Feedback Etiquette

Feedback is a really important contributor to the smooth running of business on Trade Me.

Although these days we’re all pretty comfortable with the notion of buying and selling stuff on our favourite auction site, it still requires a leap of faith: we’re sending money to people we don’t know, for goods we haven’t seen.

Without some variation on the Feedback system , we’d be completely in the dark about the trustworthiness or otherwise of those on the other end of the trade.

The Feedback system isn’t perfect – but it’s a very useful guide to other members of the Trade Me community and helps keep us honest. Imagine how much better behaved we’d be in real life if we all had to walk around wearing Feedback ratings given to us by our colleagues and customers!

We had an enquiry from a reader which raised some useful questions about Feedback on Trade Me:

C.U. from Martinborough wrote:

“I’ve been wondering why everyone who’s browsing my Trade Me feedback (which is good and part of the ‘getting to trust someone’) can actually see what I had purchased or sold. I don’t (a) think it’s anyone’s business, (b) think it matters and (c) find it helpful if you’ve (for example) bought something as a surprise present.”

Thanks for the question, C.U. Firstly, to the issue of the surprise present: I’ve sold a few copies of my TRADE ME SUCCESS SECRETS book to bidders who intend to give the book away as a present — I usually know in advance because people ask me to sign the book “Happy Birthday [O So Lucky Recipient]“.

On those occasions, I usually hold off giving feedback until I receive it from the buyer, to avoid tipping off the recipient in case they have access to the buyer’s Trade Me account. Similarly, you should specifically ask sellers to delay feedback if you intend to give the item as a gift.

To the more philosophical question of why feedback should link through to item details:

If you’re a buyer considering whether a particular seller is trustworthy, even when they have a number of positive feedbacks it can be really important to see exactly how they gained those feedbacks.

A whole industry sprung up over on eBay, selling downloadable items for one cent each, purely to build feedback. As a result, it has been really easy on eBay to build a host of positive feedbacks with minimal cost and little effort [although the rules over there have since been changed to try to stamp out the practice].

Trade Me don’t allow downloadable items to be sold on the site, so that particular problem is avoided here in NZ; but you can still amass positive feedback for limited expense by buying a pile of $1 items, paying promptly and requesting positive feedback. Your feedback total looks good but you haven’t actually done much to deserve it. So, when you set out to sell a high-value item, the feedback numbers can mislead us about exactly how trustworthy you are.

In such circumstances, it’s really important for prospective buyers to have the ability to see for themselves exactly how you acquired that glowing feedback score.

Also, from a purely commercial point of view, if I’m a potential buyer interested in buying a widget from you, it’s useful information for me to know how much you earned from earlier widget sales. I don’t want to overpay!

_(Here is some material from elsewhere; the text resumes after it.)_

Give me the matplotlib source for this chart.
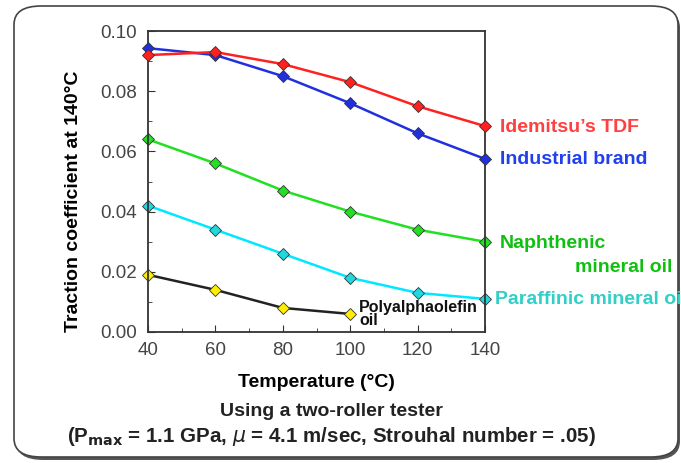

So what’s the best way to give Feedback?

Some pointers on Feedback etiquette, firstly for sellers:

  • Ideally, post feedback as soon as you’ve posted the item off to the fortunate buyer. You’ve completed your part of the transaction. Also, it’s another reinforcement to the purchaser that their item is actually on the way [and you do have the opportunity to adjust or delete your feedback if problems arise later].
  • If you’re a high volume seller, on the other hand, you’ll need to streamline the various parts of your operation so probably can’t afford the time to give instant feedback. In that case, schedule time at least once a week for posting feedback on all that week’s auctions; 15 minutes should be enough.
  • Try to be unique and creative when you leave feedback. Yes, you could just create generic feedback statements, such as ‘Great buyer, quick payment, A+++’, but you’ll make a better impact with more customised feedback. You never know when a few thoughtful words will lead to new customers.

For buyers:

  • Wait for the safe arrival of your item. If it turns up in good condition and matches the auction description, give positive feedback promptly.
  • If there are problems, try and resolve them with the seller before you resort to posting negative feedback. It’s easy to get into a feedback escalation situation, both buyer and seller posting feedback flames. Try not to go there.
  • On the other hand, if the seller is a ratbag and simply doesn’t meet his/her obligations, you should seriously consider giving that red-face negative. The Trade Me community is self-policing but relies on all members to do their part.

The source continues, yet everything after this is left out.